Common financial goals that work well with this calculator include a house deposit (specific amount, specific timeframe), a child's education fund (target amount at a specific future date), a retirement savings target (lump sum goal by a target retirement age), a vehicle purchase fund, or a business capital reserve. Each of these has a clear number and a clear deadline, which is exactly what the calculator needs to determine the required monthly investment.
When setting the return rate, use a conservative assumption for goals with shorter timeframes. A five-year goal should probably not assume a high-equity return of 8% or 9%, because market conditions could produce negative returns in any given five-year period. For shorter goals, a blended rate of 4% to 5% or even a high-yield savings rate may be more appropriate. For goals 15 or more years away, a higher equity-blended return assumption is more reasonable because the long time horizon absorbs short-term volatility.
What to do when the numbers do not work
If this calculator shows a shortfall - your required monthly total exceeds your budget - the most important thing is not to panic but to work the problem systematically. First, check whether extending the timeframe on one goal materially reduces the monthly requirement. Because of compounding, adding five years to a long-term goal often reduces the required monthly contribution by a surprisingly large amount. Second, check whether the goals can be sequenced rather than pursued simultaneously. If one goal has a shorter timeframe, completing it first and then redirecting that contribution to the next goal can be more efficient than spreading a tight budget thin.
Third, consider whether the target amounts have flexibility. House deposits have some range depending on location and property choices. Education funds can be supplemented by other sources. Retirement targets depend on assumed retirement spending, which may itself be adjustable. Running the calculator with modestly lower targets can reveal whether the shortfall is small enough to be bridged with minor adjustments or whether a more fundamental change in plan is needed.

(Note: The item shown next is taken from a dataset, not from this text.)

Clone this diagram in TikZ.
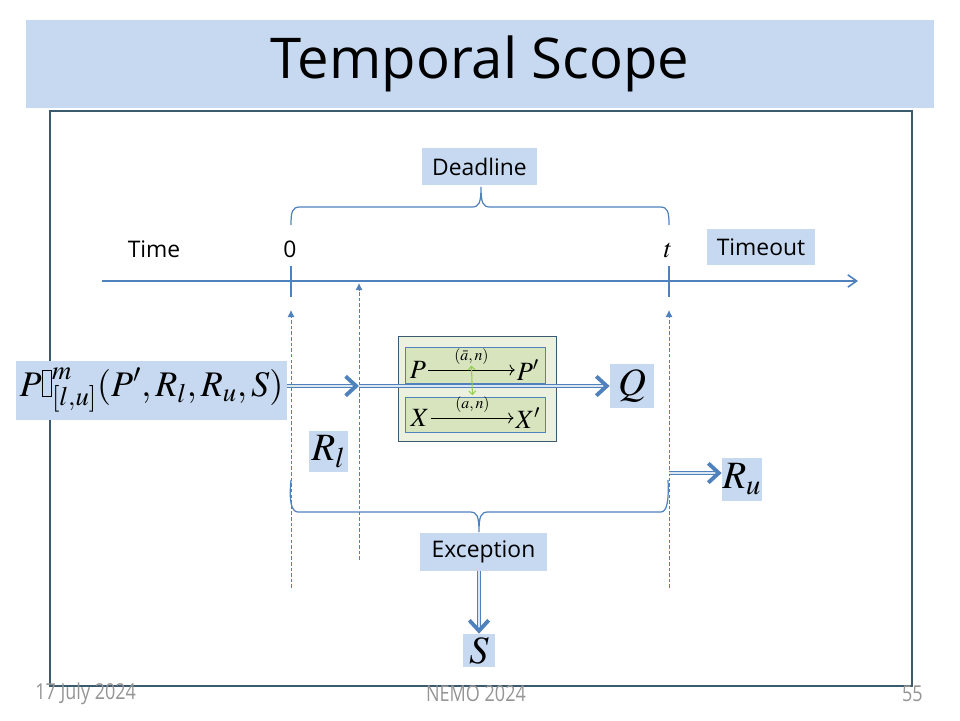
\documentclass[tikz,border=0pt]{standalone}
\usepackage{amsmath}
\usepackage{mathptmx}
\usepackage[no-math]{fontspec}
\setmainfont{Open Sans}
\newfontfamily\footfont[FakeStretch=0.82]{Open Sans}
\usetikzlibrary{arrows.meta,positioning}

\definecolor{boxblue}{HTML}{C6D9F1}
\definecolor{lineblue}{HTML}{4F81BD}
\definecolor{dblin}{HTML}{DCE6F2}
\definecolor{frameslate}{HTML}{3B5A6E}
\definecolor{cream}{HTML}{EBF1DE}
\definecolor{olive}{HTML}{D7E4BD}
\definecolor{grnarrow}{HTML}{92D050}
\definecolor{footgray}{HTML}{959595}

\newcommand{\tofu}{\mathord{\fboxsep=0pt\fboxrule=0.4pt\fbox{\vphantom{P}\hspace{0.25em}}}}

\begin{document}
\begin{tikzpicture}[
    x=0.02cm, y=-0.02cm, >=Latex,
    lbl/.style={fill=boxblue, inner sep=0pt, font=\fontsize{13}{15}\selectfont},
    mathbox/.style={fill=boxblue, inner sep=0pt, font=\fontsize{22}{26}\selectfont},
    plain/.style={inner sep=1pt, font=\fontsize{13}{15}\selectfont},
    axis/.style={draw=lineblue, line width=0.9pt},
    dsh/.style={draw=lineblue, line width=0.5pt, dash pattern=on 2pt off 1.2pt, -{Latex[length=4pt,width=4pt]}},
    dbl/.style={draw=lineblue, double=dblin, double distance=1.1pt, line width=0.5pt,
        -{Straight Barb[length=6pt,width=11pt,line width=2.2pt]}},
    brc/.style={draw=lineblue, line width=0.7pt},
    trans/.style={inner sep=1pt, font=\fontsize{15}{17}\selectfont},
    translbl/.style={inner sep=0.5pt, font=\fontsize{9}{10}\selectfont},
    foot/.style={inner sep=0pt, text=footgray, font=\footfont\fontsize{12.5}{14}\selectfont}
  ]
  \useasboundingbox (0,0) rectangle (960,720);

  % title band and frame
  \node[fill=boxblue, minimum width=18.16cm, minimum height=1.76cm,
        font=\fontsize{32}{38}\selectfont] (title) at (480,64) {Temporal Scope};
  \draw[frameslate, line width=0.6pt] (50,111) rectangle (912,686);

  % time axis
  \coordinate (axL) at (102,281);
  \coordinate (axR) at (858,281);
  \draw[axis, -{Straight Barb[length=5pt,width=7pt,line width=0.9pt]}] (axL) -- (axR);
  \draw[axis] (291,266) -- (291,297);
  \draw[axis] (669,266) -- (669,297);
  \node[plain] (time) at (154,249) {Time};
  \node[plain] (zero) at (290,249) {0};
  \node[plain] (tee) at (668,250) {\fontsize{15}{17}\selectfont$t$};
  \node[lbl, minimum width=2.16cm, minimum height=0.72cm] (timeout) at (761,247) {Timeout};

  % deadline brace
  \node[lbl, minimum width=2.3cm, minimum height=0.74cm] (deadline) at (479.5,166.5) {Deadline};
  \draw[brc] (291,225) .. controls (291,212) and (292,207) .. (300,207) -- (472,207)
    .. controls (479,207) and (481,203) .. (481,187)
    .. controls (481,203) and (483,207) .. (490,207) -- (660,207)
    .. controls (668,207) and (669,212) .. (669,225);

  % dashed markers
  \coordinate (d0b) at (291,588);
  \coordinate (d0t) at (291,310);
  \coordinate (dlb) at (359,560);
  \coordinate (dlt) at (359,283);
  \coordinate (dtb) at (669,588);
  \coordinate (dtt) at (669,310);
  \draw[dsh] (d0b) -- (d0t);
  \draw[dsh] (dlb) -- (dlt);
  \draw[dsh] (dtb) -- (dtt);

  % process term
  \node[mathbox, minimum width=5.42cm, minimum height=1.18cm, font=\fontsize{20.5}{24}\selectfont] (formula) at (151.5,390.5)
    {$P\tofu^{m}_{[l,u]}(P',R_l,R_u,S)$};
  \node[mathbox, minimum width=0.88cm, minimum height=0.88cm] (Q) at (632,386) {$Q$};
  \node[mathbox, minimum width=0.78cm, minimum height=0.82cm] (Rl) at (328.5,451.5) {$R_l$};
  \node[mathbox, minimum width=0.8cm, minimum height=0.86cm] (Ru) at (742,479.5) {$R_u$};

  % synchronisation box
  \node[draw=frameslate, fill=cream, line width=0.5pt, minimum width=3.16cm, minimum height=2.1cm] (sync) at (477,388.5) {};

  \coordinate (rlhit) at (359,386);
  \draw[dbl] (formula.east |- rlhit) -- (rlhit);
  \draw[dbl] (rlhit) -- (rlhit -| Q.west);

  \node[draw=lineblue, fill=olive, line width=0.5pt, minimum width=2.8cm, minimum height=0.72cm] (pbox) at (475,365) {};
  \node[draw=lineblue, fill=olive, line width=0.5pt, minimum width=2.8cm, minimum height=0.7cm] (xbox) at (475,414.5) {};
  \node[trans] (p1) at (418,370) {$P$};
  \node[trans] (p2) at (528,370) {$P'$};
  \draw[-{To[length=3pt]}, line width=0.5pt] (p1) -- (p2) node[midway, above=2.5pt, translbl] (plab) {$(\bar a,n)$};
  \node[trans] (x1) at (420,418) {$X$};
  \node[trans] (x2) at (528,418) {$X'$};
  \draw[-{To[length=3pt]}, line width=0.5pt] (x1) -- (x2) node[midway, above=2.5pt, translbl] (xlab) {$(a,n)$};
  \draw[grnarrow, line width=0.6pt, {Straight Barb[length=2pt,width=4pt]}-{Straight Barb[length=2pt,width=4pt]}] (plab.south) -- (xlab.north);

  % exception brace
  \draw[brc] (291,480) .. controls (289,500) and (291,512) .. (298,512) -- (470,512)
    .. controls (477,512) and (479,516) .. (479,532)
    .. controls (479,516) and (481,512) .. (488,512) -- (661,512)
    .. controls (667,512) and (669,500) .. (668,480);
  \node[lbl, minimum width=2.54cm, minimum height=0.76cm] (exc) at (483.5,552) {Exception};
  \node[mathbox, minimum width=0.64cm, minimum height=0.66cm] (S) at (479,650.5) {$S$};
  \draw[dbl] (exc.south -| S) -- (S.north);

  % timeout branch
  \coordinate (ruo) at (669,473);
  \draw[dbl] (ruo) -- (ruo -| Ru.west);

  % footer
  \node[foot, anchor=west] (date) at (35,694) {17 July 2024};
  \node[foot] (event) at (476,694) {NEMO 2024};
  \node[foot, anchor=east] (page) at (923,694) {55};
\end{tikzpicture}
\end{document}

Finally, a budget shortfall is also an argument for reviewing your income and expense position. If the goals genuinely matter, knowing the exact monthly gap helps you assess whether increasing income, reducing expenses, or both, is worth the effort needed to close the shortfall. This calculator gives you the number you need to make that decision clearly. These results are illustrative and assume constant returns. This is not financial advice. Consult a qualified financial adviser for personalised guidance.